Alcuni mesi fa, quando abbiamo commentato i risultati dell’ultima sessione negoziale dell’UNFCCC a Cancun, abbiamo ipotizzato che fosse stata presa la decisione di dare in futuro una minore risonanza mediatica a questo genere di eventi per due buone ragioni. Da un lato l’attuale contingenza economica impedisce di fare pianificazioni di medio e lungo periodo troppo onerose sul processo di decarbonizzazione, dall’altro forse qualcuno si è reso conto che indicare ognuno di questi appuntamenti come “ultima spiaggia” piuttosto che far concentrare gli sforzi accentua la delusione per gli insuccessi. Per cui meglio lasciare che il processo negoziale e burocratico faccia il suo corso, magari nascondendo sotto il tappeto gli scarsi risultati acquisiti e esaltando le dichiarazioni di buona volontà che si vendono a un soldo la dozzina.
Sarà per questa ragione che se la copertura mediatica della Cop16 di Cancun era stata decisamente più scarsa di quella della Cop15 di Copenhagen, dell’ultimo appuntamento negoziale di Bankok praticamente non ne ha parlato nessuno. Non che ci fosse molto da dire del resto. Apprendiamo infatti dalla stampa internazionale che si è trattato dell’ennesimo nulla di fatto, anzi, pare proprio che siano stati fatti addirittura dei passi indietro.

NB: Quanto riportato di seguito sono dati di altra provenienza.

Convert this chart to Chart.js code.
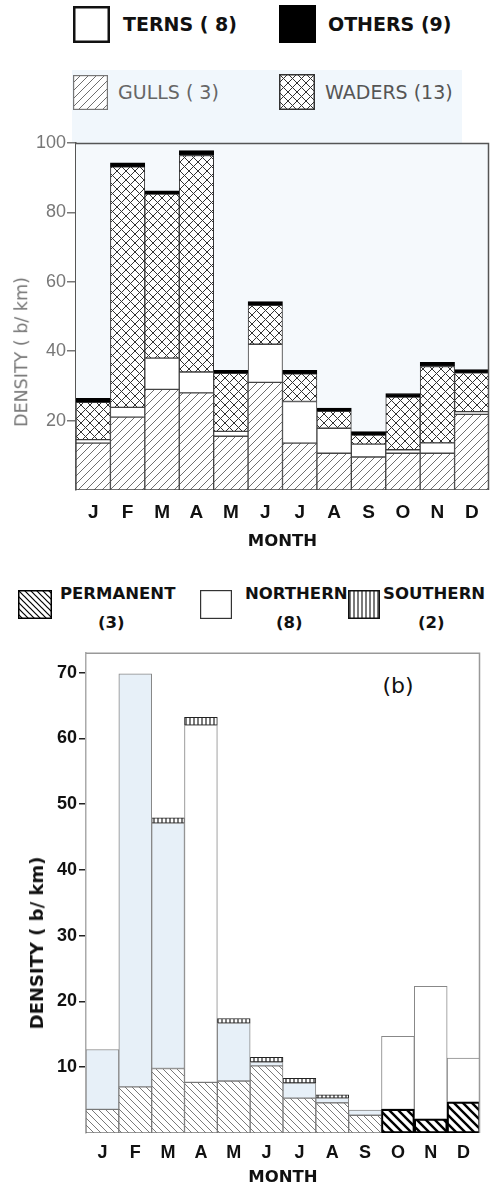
<!DOCTYPE html>
<html>
<head>
<meta charset="utf-8">
<script src="https://cdn.jsdelivr.net/npm/chart.js@4/dist/chart.umd.min.js"></script>
<style>
  body { margin: 0; background: #fff; font-family: 'DejaVu Sans', sans-serif; }
  #page { position: relative; width: 497px; height: 1187px; overflow: hidden; }
  canvas.chart { position: absolute; left: 0; }
  .lg { position: absolute; white-space: nowrap; line-height: 1; font-weight: bold; color: #111; }
  .sw { position: absolute; box-sizing: border-box; }
  .tag { position: absolute; line-height: 1; white-space: nowrap; transform: translate(-50%, -50%); }
  .ytitle { position: absolute; line-height: 1; white-space: nowrap; transform: translate(-50%, -50%) rotate(-90deg); z-index: 2; }
</style>
</head>
<body>
<div id="page">
  <div style="position:absolute;left:72px;top:70px;width:390px;height:73px;background:#f1f7fc;"></div>

  <!-- legend (a) -->
  <canvas class="sw" id="sw-terns" width="37" height="37" style="left:73px;top:6px;"></canvas>
  <div class="lg" style="left:123px;top:15px;font-size:19px;">TERNS ( 8)</div>
  <canvas class="sw" id="sw-others" width="37" height="38" style="left:279px;top:5px;"></canvas>
  <div class="lg" style="left:328px;top:15px;font-size:19px;">OTHERS (9)</div>
  <canvas class="sw" id="sw-gulls" width="35" height="35" style="left:73px;top:75px;"></canvas>
  <div class="lg" style="left:118px;top:83px;font-size:19px;color:#666;font-weight:normal;">GULLS ( 3)</div>
  <canvas class="sw" id="sw-waders" width="36" height="36" style="left:279px;top:74px;"></canvas>
  <div class="lg" style="left:325px;top:83px;font-size:19px;color:#555;font-weight:normal;">WADERS (13)</div>

  <div class="tag" style="left:408px;top:183px;font-size:21px;color:#555;">(a)</div>
  <div class="ytitle" style="left:22px;top:352px;font-size:17.5px;color:#777;">DENSITY ( b/ km)</div>

  <canvas class="chart" id="chart-a" style="top:0;"></canvas>

  <!-- legend (b) -->
  <canvas class="sw" id="sw-perm" width="34" height="29" style="left:18px;top:590px;"></canvas>
  <div class="lg" style="left:60px;top:586px;font-size:16.5px;">PERMANENT</div>
  <div class="lg" style="left:98px;top:615px;font-size:16.5px;">(3)</div>
  <canvas class="sw" id="sw-north" width="32" height="29" style="left:200px;top:590px;"></canvas>
  <div class="lg" style="left:245px;top:586px;font-size:16.5px;">NORTHERN</div>
  <div class="lg" style="left:276px;top:615px;font-size:16.5px;">(8)</div>
  <canvas class="sw" id="sw-south" width="32" height="29" style="left:348px;top:590px;"></canvas>
  <div class="lg" style="left:383px;top:586px;font-size:16.5px;">SOUTHERN</div>
  <div class="lg" style="left:418px;top:615px;font-size:16.5px;">(2)</div>

  <div class="tag" style="left:398px;top:686px;font-size:22px;color:#111;">(b)</div>
  <div class="ytitle" style="left:37px;top:943px;font-size:18px;font-weight:bold;color:#111;">DENSITY ( b/ km)</div>

  <canvas class="chart" id="chart-b" style="top:640px;"></canvas>
</div>

<script>
// ── Data (birds per km) ──
var months = ['J', 'F', 'M', 'A', 'M', 'J', 'J', 'A', 'S', 'O', 'N', 'D'];

// (a) by group
var gulls  = [13.5, 21, 29, 28, 15.5, 31, 13.5, 10.6, 9.5, 10.6, 10.6, 21.8];
var terns  = [1, 2.8, 9, 6, 1.4, 11, 12, 7.2, 3.7, 1, 3, 0.8];
var waders = [10.8, 69.3, 47.3, 62.4, 16.7, 11.2, 8, 4.9, 2.6, 15.2, 22, 11.2];
var others = [1.1, 1.2, 0.9, 1.4, 0.9, 1.1, 1, 0.9, 1, 1, 1.2, 0.9];
var ticksA = [20, 40, 60, 80, 100];

// (b) by origin
var permanent = [3.6, 7, 9.8, 7.7, 7.9, 10.2, 5.3, 4.6, 2.7, 3.6, 2.1, 4.7];
var northern  = [9.1, 62.8, 37.3, 54.3, 8.8, 0.6, 2.3, 0.7, 0.8, 11.1, 20.2, 6.7];
var southern  = [0, 0, 0.8, 1.2, 0.7, 0.7, 0.7, 0.5, 0, 0, 0, 0];
var ticksB = [10, 20, 30, 40, 50, 60, 70];

// ── hatch patterns ──
function hatch(kind, color, size, lw, bg) {
  var c = document.createElement('canvas');
  c.width = c.height = size;
  var g = c.getContext('2d');
  g.fillStyle = bg || '#fff';
  g.fillRect(0, 0, size, size);
  g.strokeStyle = color;
  g.lineWidth = lw;
  g.beginPath();
  if (kind === '/' || kind === 'x') {
    g.moveTo(0, size); g.lineTo(size, 0);
    g.moveTo(-size / 2, size / 2); g.lineTo(size / 2, -size / 2);
    g.moveTo(size / 2, size * 1.5); g.lineTo(size * 1.5, size / 2);
  }
  if (kind === '\\' || kind === 'x') {
    g.moveTo(0, 0); g.lineTo(size, size);
    g.moveTo(-size / 2, size / 2); g.lineTo(size / 2, size * 1.5);
    g.moveTo(size / 2, -size / 2); g.lineTo(size * 1.5, size / 2);
  }
  if (kind === '|') {
    g.moveTo(size / 2, 0); g.lineTo(size / 2, size);
  }
  g.stroke();
  return g.createPattern(c, 'repeat');
}

var gullFill   = hatch('/', '#6f6f6f', 8, 1);
var waderFill  = hatch('x', '#333', 9, 1);
var permLight  = hatch('\\', '#7a7a7a', 7, 1);
var permBold   = hatch('\\', '#000', 9, 2.4);
var southFill  = hatch('|', '#222', 4, 1.2);

// per-month styling for (b) (scan tint on the early bars, heavier hatch in autumn)
var northColors = ['#e7f0f8', '#e7f0f8', '#e7f0f8', '#fff', '#e7f0f8', '#e7f0f8', '#e7f0f8', '#e7f0f8', '#e7f0f8', '#fff', '#fff', '#fff'];
var permColors = [permLight, permLight, permLight, permLight, permLight, permLight, permLight, permLight, permLight, permBold, permBold, permBold];
var permBorders = ['#777', '#777', '#777', '#777', '#777', '#777', '#777', '#777', '#777', '#000', '#000', '#000'];
var permBorderW = [1, 1, 1, 1, 1, 1, 1, 1, 1, 2, 2, 2];

// ── legend swatches ──
function swatch(id, fill, stroke, lw) {
  var c = document.getElementById(id);
  var g = c.getContext('2d');
  g.fillStyle = fill;
  g.fillRect(0, 0, c.width, c.height);
  g.strokeStyle = stroke;
  g.lineWidth = lw;
  g.strokeRect(lw / 2, lw / 2, c.width - lw, c.height - lw);
}
swatch('sw-terns', '#fff', '#111', 2.5);
swatch('sw-others', '#000', '#000', 1);
swatch('sw-gulls', gullFill, '#777', 1.2);
swatch('sw-waders', waderFill, '#333', 1.5);
swatch('sw-perm', hatch('\\', '#000', 6, 1.2), '#000', 1.5);
swatch('sw-north', '#fff', '#333', 1.2);
swatch('sw-south', southFill, '#111', 1.5);

var FONT = "'Liberation Sans', Arial, sans-serif";
var WIDE = "'DejaVu Sans', sans-serif";

// frame on top/right of plot area, optional tint behind it
var framePlugin = {
  id: 'frame',
  beforeDatasetsDraw: function(chart, args, opts) {
    var a = chart.chartArea, ctx = chart.ctx;
    if (opts.bg) {
      ctx.save();
      ctx.fillStyle = opts.bg;
      ctx.fillRect(a.left, a.top, a.right - a.left, a.bottom - a.top);
      ctx.restore();
    }
  },
  afterDraw: function(chart, args, opts) {
    var a = chart.chartArea, ctx = chart.ctx;
    ctx.save();
    ctx.strokeStyle = opts.color || '#666';
    ctx.lineWidth = opts.width || 1;
    ctx.beginPath();
    ctx.moveTo(a.left, a.top + 0.5);
    ctx.lineTo(a.right - 0.5, a.top + 0.5);
    ctx.lineTo(a.right - 0.5, a.bottom);
    ctx.stroke();
    ctx.restore();
  }
};

function bar(label, data, fill, border, bw) {
  return {
    label: label, data: data, backgroundColor: fill,
    borderColor: border, borderWidth: bw, borderSkipped: false,
    barPercentage: 1, categoryPercentage: 1, stack: 's'
  };
}

// ── Chart (a) ──
var canA = document.getElementById('chart-a');
canA.width = 497; canA.height = 560;
new Chart(canA, {
  type: 'bar',
  data: {
    labels: months,
    datasets: [
      bar('GULLS (3)', gulls, gullFill, '#444', 1),
      bar('TERNS (8)', terns, '#fff', '#444', 1),
      bar('WADERS (13)', waders, waderFill, '#333', 1),
      bar('OTHERS (9)', others, '#000', '#000', 1)
    ]
  },
  options: {
    responsive: false, animation: false,
    layout: { padding: { top: 143, right: 8, left: 0, bottom: 0 } },
    plugins: { legend: { display: false }, tooltip: { enabled: false }, frame: { color: '#555', width: 1.5, bg: '#f5f9fc' } },
    scales: {
      x: {
        stacked: true,
        grid: { display: false, drawTicks: false },
        border: { display: false },
        ticks: { color: '#111', font: { family: FONT, size: 19, weight: 'bold' }, padding: 11 },
        title: { display: true, text: 'MONTH', color: '#111', font: { family: WIDE, size: 16.5, weight: 'bold', lineHeight: 1 }, padding: { top: 0, bottom: 10 } },
        afterFit: function(s) { s.height = 70; }
      },
      y: {
        stacked: true, min: 0, max: 100,
        afterBuildTicks: function(s) { s.ticks = ticksA.map(function(v) { return { value: v }; }); },
        grid: { drawOnChartArea: false, tickLength: 9, color: '#777', lineWidth: 1.5 },
        border: { color: '#555', width: 1.5 },
        ticks: { color: '#777', font: { family: FONT, size: 18 }, padding: 1 },
        afterFit: function(s) { s.width = 76; }
      }
    }
  },
  plugins: [framePlugin]
});

// ── Chart (b) ──
var canB = document.getElementById('chart-b');
canB.width = 497; canB.height = 547;
new Chart(canB, {
  type: 'bar',
  data: {
    labels: months,
    datasets: [
      bar('PERMANENT (3)', permanent, permColors, permBorders, permBorderW),
      bar('NORTHERN (8)', northern, northColors, '#888', 1),
      bar('SOUTHERN (2)', southern, southFill, '#222', 1)
    ]
  },
  options: {
    responsive: false, animation: false,
    layout: { padding: { top: 12, right: 17, left: 0, bottom: 0 } },
    plugins: { legend: { display: false }, tooltip: { enabled: false }, frame: { color: '#999', width: 1.5 } },
    scales: {
      x: {
        stacked: true,
        grid: { display: false, drawTicks: false },
        border: { display: false },
        ticks: { color: '#111', font: { family: FONT, size: 18, weight: 'bold' }, padding: 9 },
        title: { display: true, text: 'MONTH', color: '#111', font: { family: WIDE, size: 16.5, weight: 'bold', lineHeight: 1 }, padding: { top: 0, bottom: 1 } },
        afterFit: function(s) { s.height = 54; }
      },
      y: {
        stacked: true, min: 0, max: 73,
        afterBuildTicks: function(s) { s.ticks = ticksB.map(function(v) { return { value: v }; }); },
        grid: { drawOnChartArea: false, tickLength: 7, color: '#222', lineWidth: 1.5 },
        border: { color: '#aaa', width: 1.5 },
        ticks: { color: '#111', font: { family: FONT, size: 18, weight: 'bold' }, padding: 2 },
        afterFit: function(s) { s.width = 86; }
      }
    }
  },
  plugins: [framePlugin]
});
</script>
</body>
</html>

Lo scopo di questo appuntamento intermedio, era quello di redigere un’agenda negoziale che preparasse alla prossima riunione della Convenzione Quadro di Durban (Cop17). Il nodo principale è rappresentato dal futuro del Protocollo di Kyoto, che scadrà a dicembre 2012 e deve quindi essere rinnovato o prolungato pena un vuoto normativo che non si saprà come colmare. I paesi che non hanno mai ratificato Kyoto – tra cui Canada e Stati Uniti- spingono per la formulazione di un nuovo accordo che aumenti il livello di coinvolgimento di tutti quei paesi che da Kyoto avevano molto da guadagnare perché essendo all’epoca meno “pesanti” in termini di emissioni, non debbono sottostare ad impegni vincolanti. Logico dunque che questi ultimi – tra cui figurano Cina, India e Russia, divenute nel frattempo trainanti nell’economia mondiale e nelle emissioni- aspirino ad una estensione del Protocollo che mantenga lo stesso schema e veda i costi della decarbonizzazione tutti o quasi a carico dei paesi occidentali. Tra questi due blocchi, la spinta crescente dei paesi in via di sviluppo, che continuano a chiedere somme stratosferiche per favorire la propria crescita a bassa intensità di carbonio.
A Cancun praticamente si era fatto finta di nulla, cioè, per non far fallire definitivamente il tavolo negoziale si era optato per un accordo “leggero” che in pratica piuttosto che affrontare i termini della questione li escludeva dalla discussione. Ora il problema è tornato a galla e dalle parole di Christiana Figueres Segretaria dell’UNFCCC capiamo che in assenza di meglio tutto sarà per l’ennesima volta rimandato al prossimo appuntamento.
Certo, il cambiamento climatico farà pure alzare il livello del mare, ma pare che ogni volta che si arriva ad un ultima spiaggia ne spunti fuori un’altra.Della salute del clima a questo punto non so, ma di sicuro so che quella della burocrazia è ottima!